I read somewhere (I think it was Barry Ritholtz book Bailout Nation) that Alan Greenspan’s first utterance when stepping off of a plane, while some crisis was brewing, was “what’s the market doing?” As the Greenspan story goes, during the heydays of the ’90s, he couldn’t grab a bite in a Wall Street restaurant without having to meander through a standing ovation on the way to his table. “The Maestro” they called him.
Milton Friedman, as you might imagine, was on the very short-list of potential Washington appointees. But while he was more than willing to give private counsel to policymakers – which he did (but, alas, he says they never took his advice) – he made it very clear that he was of better service to the “ordinary man” in his capacity as a teacher. He said (words to the effect) that when one takes a position in Washington one must become a team player, and that simply wasn’t his style. As for Greenspan, I’ve read a few of his writings from the days he clung to the coattails of Ayn Rand, and I can tell you, when Greenspan became the chairman he became the poster-boy for team players. Truly, the bailouts orchestrated by Greenspan the maestro would have received a blasting condemnation from Greenspan the Randian.
I can’t speak as confidently to the history of present chairman Ben Bernanke. I don’t know that he, like Greenspan, was a once free-market ideologue, later to be captured by the political process. But regardless of his upbringing, it is abundantly clear, with QE3 in the offing, that he guzzles the Kool Aid.
Here are a few of this week’s headlines:
“Bernanke’s Words Could Make or Break Market Rally”
“Chance of Fed QE3 Dims for Economists and Investors Alike”
“Global Shares Dip, Euro Steadies Ahead of Bernanke Speech”
“Euro Equities Drop on Eve of Bernanke Speech”
“Rupee Range-Bound Ahead of GDP, Bernanke Speech”
“Precious Metals, Other Markets to Take Cue From Bernanke Speech”
Now, just for fun, replace Bernanke with your last name.

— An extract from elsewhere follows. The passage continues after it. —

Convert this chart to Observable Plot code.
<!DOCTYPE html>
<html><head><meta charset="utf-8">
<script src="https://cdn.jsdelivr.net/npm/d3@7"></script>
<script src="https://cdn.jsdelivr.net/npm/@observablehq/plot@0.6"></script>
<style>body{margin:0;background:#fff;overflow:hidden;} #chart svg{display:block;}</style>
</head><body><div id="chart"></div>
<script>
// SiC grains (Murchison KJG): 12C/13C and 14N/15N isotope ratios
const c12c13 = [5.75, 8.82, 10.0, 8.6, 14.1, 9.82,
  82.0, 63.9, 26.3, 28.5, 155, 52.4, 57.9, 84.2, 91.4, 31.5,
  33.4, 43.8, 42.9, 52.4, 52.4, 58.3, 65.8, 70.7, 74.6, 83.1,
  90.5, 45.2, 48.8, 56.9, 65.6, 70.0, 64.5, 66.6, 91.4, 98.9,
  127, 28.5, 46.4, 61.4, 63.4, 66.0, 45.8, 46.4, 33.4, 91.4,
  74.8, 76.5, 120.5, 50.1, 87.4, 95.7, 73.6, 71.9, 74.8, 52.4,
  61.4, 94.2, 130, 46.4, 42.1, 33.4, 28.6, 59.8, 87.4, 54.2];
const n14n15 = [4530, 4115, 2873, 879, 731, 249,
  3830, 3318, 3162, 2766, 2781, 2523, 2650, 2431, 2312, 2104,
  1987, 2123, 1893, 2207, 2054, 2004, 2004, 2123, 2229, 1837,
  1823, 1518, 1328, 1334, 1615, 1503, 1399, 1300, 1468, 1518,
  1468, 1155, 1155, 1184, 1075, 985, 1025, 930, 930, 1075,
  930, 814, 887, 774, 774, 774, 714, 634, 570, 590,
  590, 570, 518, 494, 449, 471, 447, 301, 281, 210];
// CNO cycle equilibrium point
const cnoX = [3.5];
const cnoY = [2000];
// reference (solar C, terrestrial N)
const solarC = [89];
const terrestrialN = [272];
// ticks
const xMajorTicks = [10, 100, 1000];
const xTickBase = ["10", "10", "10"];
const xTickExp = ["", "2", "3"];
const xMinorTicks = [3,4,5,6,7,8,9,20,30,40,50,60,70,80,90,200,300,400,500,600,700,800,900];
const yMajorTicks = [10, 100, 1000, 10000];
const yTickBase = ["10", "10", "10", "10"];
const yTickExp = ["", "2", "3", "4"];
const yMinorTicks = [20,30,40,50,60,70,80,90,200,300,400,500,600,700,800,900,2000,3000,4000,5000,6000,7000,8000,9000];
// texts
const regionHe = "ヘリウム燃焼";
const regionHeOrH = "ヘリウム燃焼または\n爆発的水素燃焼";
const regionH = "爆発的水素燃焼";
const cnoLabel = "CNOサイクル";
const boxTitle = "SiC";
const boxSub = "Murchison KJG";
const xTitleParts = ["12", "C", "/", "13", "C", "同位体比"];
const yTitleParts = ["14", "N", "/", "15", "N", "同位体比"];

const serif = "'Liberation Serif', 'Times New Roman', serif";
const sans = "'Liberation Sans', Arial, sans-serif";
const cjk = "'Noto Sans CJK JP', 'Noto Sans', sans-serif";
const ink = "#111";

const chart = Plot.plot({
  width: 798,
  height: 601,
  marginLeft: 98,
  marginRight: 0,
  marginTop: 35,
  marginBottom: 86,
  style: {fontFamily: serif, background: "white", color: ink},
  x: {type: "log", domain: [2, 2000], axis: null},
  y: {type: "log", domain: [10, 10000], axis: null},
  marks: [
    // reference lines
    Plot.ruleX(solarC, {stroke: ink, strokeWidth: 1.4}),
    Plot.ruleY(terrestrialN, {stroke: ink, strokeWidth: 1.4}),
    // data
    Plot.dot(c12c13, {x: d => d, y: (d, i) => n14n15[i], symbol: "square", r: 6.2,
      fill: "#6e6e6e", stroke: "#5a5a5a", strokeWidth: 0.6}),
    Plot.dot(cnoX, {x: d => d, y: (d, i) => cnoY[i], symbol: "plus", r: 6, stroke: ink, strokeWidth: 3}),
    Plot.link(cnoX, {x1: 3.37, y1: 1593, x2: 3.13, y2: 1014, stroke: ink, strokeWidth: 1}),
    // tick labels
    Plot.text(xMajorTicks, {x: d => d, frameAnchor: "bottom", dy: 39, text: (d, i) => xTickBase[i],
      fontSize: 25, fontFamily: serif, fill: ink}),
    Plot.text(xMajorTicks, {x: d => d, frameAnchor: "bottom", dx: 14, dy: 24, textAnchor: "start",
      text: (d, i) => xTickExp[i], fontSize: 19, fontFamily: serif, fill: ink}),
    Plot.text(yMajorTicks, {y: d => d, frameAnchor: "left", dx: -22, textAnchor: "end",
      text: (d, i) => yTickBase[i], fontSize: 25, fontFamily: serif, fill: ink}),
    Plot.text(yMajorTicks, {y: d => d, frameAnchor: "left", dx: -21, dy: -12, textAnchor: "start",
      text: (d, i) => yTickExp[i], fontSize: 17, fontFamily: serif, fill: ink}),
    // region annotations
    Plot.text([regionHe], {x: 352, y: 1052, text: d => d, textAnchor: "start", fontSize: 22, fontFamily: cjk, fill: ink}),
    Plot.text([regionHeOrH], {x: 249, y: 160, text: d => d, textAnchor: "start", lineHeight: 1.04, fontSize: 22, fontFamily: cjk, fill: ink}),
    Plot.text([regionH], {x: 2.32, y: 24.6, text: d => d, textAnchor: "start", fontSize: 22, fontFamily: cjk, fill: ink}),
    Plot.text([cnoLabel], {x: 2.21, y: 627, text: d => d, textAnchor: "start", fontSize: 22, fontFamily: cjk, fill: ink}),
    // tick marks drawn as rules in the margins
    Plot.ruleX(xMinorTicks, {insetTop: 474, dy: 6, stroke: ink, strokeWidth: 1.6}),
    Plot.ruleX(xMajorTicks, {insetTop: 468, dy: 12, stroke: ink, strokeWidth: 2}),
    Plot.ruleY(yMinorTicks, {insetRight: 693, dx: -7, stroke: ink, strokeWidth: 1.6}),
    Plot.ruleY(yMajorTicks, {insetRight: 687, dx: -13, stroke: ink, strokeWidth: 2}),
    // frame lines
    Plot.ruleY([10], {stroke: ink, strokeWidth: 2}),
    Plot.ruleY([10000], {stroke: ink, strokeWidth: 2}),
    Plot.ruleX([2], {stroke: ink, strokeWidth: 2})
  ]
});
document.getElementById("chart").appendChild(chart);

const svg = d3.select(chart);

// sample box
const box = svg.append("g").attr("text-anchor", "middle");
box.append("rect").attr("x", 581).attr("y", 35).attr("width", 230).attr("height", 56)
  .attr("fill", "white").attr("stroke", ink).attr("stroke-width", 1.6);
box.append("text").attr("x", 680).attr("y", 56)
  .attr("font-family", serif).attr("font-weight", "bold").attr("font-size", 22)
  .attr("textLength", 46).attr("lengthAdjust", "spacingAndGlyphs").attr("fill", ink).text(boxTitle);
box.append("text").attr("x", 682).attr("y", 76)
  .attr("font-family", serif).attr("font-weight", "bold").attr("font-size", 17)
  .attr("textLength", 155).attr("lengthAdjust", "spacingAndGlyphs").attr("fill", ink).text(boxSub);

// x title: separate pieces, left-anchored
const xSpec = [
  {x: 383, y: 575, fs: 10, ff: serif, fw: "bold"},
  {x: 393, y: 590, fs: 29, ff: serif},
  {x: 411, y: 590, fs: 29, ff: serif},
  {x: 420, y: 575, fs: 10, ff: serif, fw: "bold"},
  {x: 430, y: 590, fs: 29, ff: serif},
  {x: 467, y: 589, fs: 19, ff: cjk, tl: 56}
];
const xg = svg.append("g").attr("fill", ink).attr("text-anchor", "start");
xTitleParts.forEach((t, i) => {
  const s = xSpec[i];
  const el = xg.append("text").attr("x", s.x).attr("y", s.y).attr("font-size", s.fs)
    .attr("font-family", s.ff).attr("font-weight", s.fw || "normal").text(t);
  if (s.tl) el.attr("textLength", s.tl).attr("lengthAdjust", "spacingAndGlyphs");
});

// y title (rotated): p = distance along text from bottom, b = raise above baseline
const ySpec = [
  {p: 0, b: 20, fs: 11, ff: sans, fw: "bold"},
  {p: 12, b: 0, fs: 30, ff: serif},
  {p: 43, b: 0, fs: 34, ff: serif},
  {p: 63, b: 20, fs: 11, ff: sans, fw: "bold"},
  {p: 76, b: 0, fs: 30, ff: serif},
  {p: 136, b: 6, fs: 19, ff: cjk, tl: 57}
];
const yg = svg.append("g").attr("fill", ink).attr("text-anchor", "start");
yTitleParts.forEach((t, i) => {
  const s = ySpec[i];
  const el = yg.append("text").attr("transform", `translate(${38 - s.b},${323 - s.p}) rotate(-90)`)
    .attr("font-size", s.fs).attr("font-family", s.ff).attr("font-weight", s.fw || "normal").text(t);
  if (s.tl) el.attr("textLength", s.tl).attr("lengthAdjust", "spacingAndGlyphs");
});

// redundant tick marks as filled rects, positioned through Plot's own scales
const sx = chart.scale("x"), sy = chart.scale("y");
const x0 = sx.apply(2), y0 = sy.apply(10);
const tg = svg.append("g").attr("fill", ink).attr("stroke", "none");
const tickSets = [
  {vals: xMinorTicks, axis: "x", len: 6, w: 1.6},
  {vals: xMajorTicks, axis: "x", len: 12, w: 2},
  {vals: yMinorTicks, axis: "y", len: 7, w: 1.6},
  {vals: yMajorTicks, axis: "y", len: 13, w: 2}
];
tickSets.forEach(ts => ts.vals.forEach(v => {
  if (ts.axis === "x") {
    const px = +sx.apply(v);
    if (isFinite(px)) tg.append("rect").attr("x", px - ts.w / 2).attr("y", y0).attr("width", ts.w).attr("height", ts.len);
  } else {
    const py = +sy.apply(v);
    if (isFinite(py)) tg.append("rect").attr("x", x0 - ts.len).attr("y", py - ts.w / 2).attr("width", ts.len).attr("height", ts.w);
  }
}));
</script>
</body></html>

Now you tell me, with all of mankind hanging on your every word, and knowing what the markets want, would you confess that, after pumping trillions into the financial system, it’s become glaringly apparent that the present economic anemia is in fact a structural, as opposed to a cyclical, phenomenon. That you can prime the pump till you’re blue in the face, and while you would surely enjoy the applause next week when you dine at Delmonico’s, the net economic effect of another round of QE is going to be zip.

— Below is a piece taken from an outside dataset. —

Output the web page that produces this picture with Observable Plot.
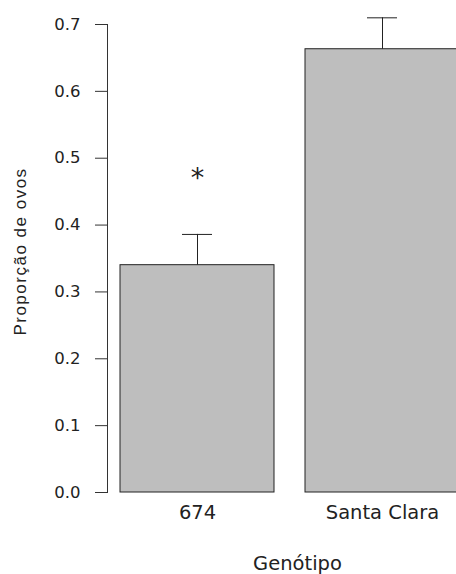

Here’s the thing folks, the market is already awash with liquidity and interest rates are lower than my wildest dreams could have ever conjured up. Another trillion of bond-buying would surely boost equity prices for a moment, but, I assure you, monetary easing has never been more unnecessary than it is today. And, alas, over-easing, as we’ve learned from the era of the Maestro, can lead to some amazing, and most pernicious, asset bubbles (the obvious, presently, would be the bulging bond market). So if he does the right thing (turns off the spicket), which I don’t suspect he will, expect stocks to take an immediate hammering. And understand that, while you won’t enjoy opening the envelopes sporting your next few monthly statements, taking the market’s eye off the Fed and onto the prospects for future corporate earnings would be the best thing, longer-term, for your portfolio.